Dutch researchers estimate age and gender of Twitter users based on content shared
Researchers at a Dutch university have developed an online programme that is able give the age and gender of users purely based on the content they post on the social network Twitter.
Based on data from almost 3,000 Twitter users who “tweet” messages in 140 characters or less, researchers at the Twente University near the eastern city of Enschede have compiled lists of words and sequences corresponding with different ages and specific genders.
Dong Nguyen, a doctoral student in computer sciences said users simply had to enter their username into the online programme which then calculated age and gender by comparing the last 200 tweets with the words and phrases in its database.
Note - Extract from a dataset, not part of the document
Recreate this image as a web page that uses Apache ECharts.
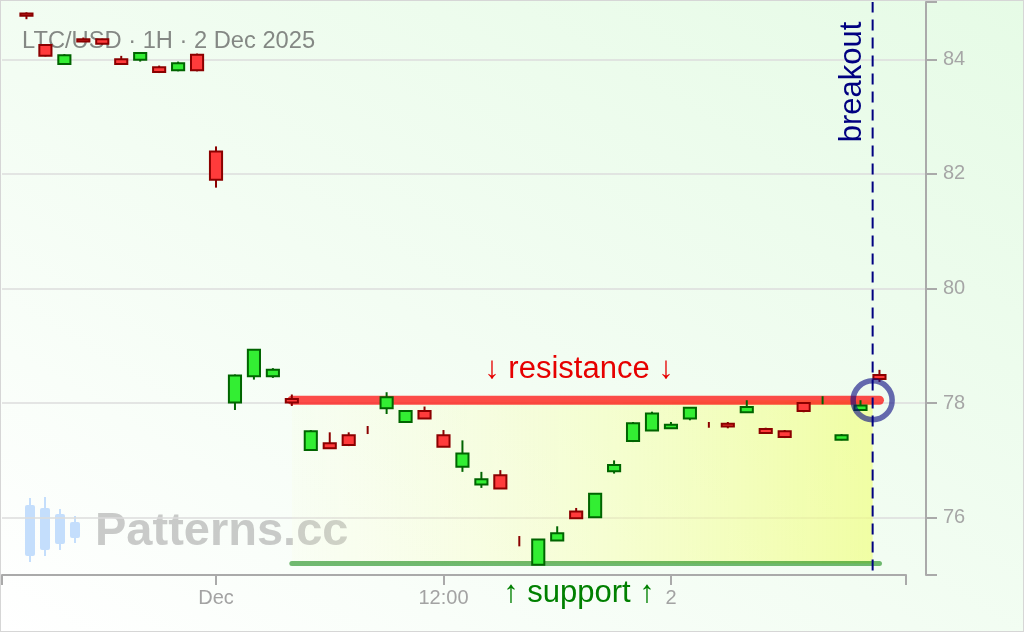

“The distinction between men and women is actually very stereotypical,” said Nguyen, one of the participants in the project: “Men talk about football and women about their nails.”
“In terms of age, younger users talk about themselves a lot more and use a lot of emoticons while older people use longer words and sentences,” she told AFP.
Emoticons are a number of icons such as a “smiley face” to portray the writer’s mood or facial expression in a tweet.
The programme, which only analyses tweets in Dutch for now, has a margin error of four years, which dips for younger users and increases when users are older.
“We note that users use more uniform language from about 35 years and older. There are larger differences between a users aged 15 and 20 then there are between users aged 45 and 55,” Nguyen said.
Researchers at Twente in collaboration with the Meertens Dutch language and culture institute, were looking at updating the programme for other languages and adapting for popular networking sites such as Facebook.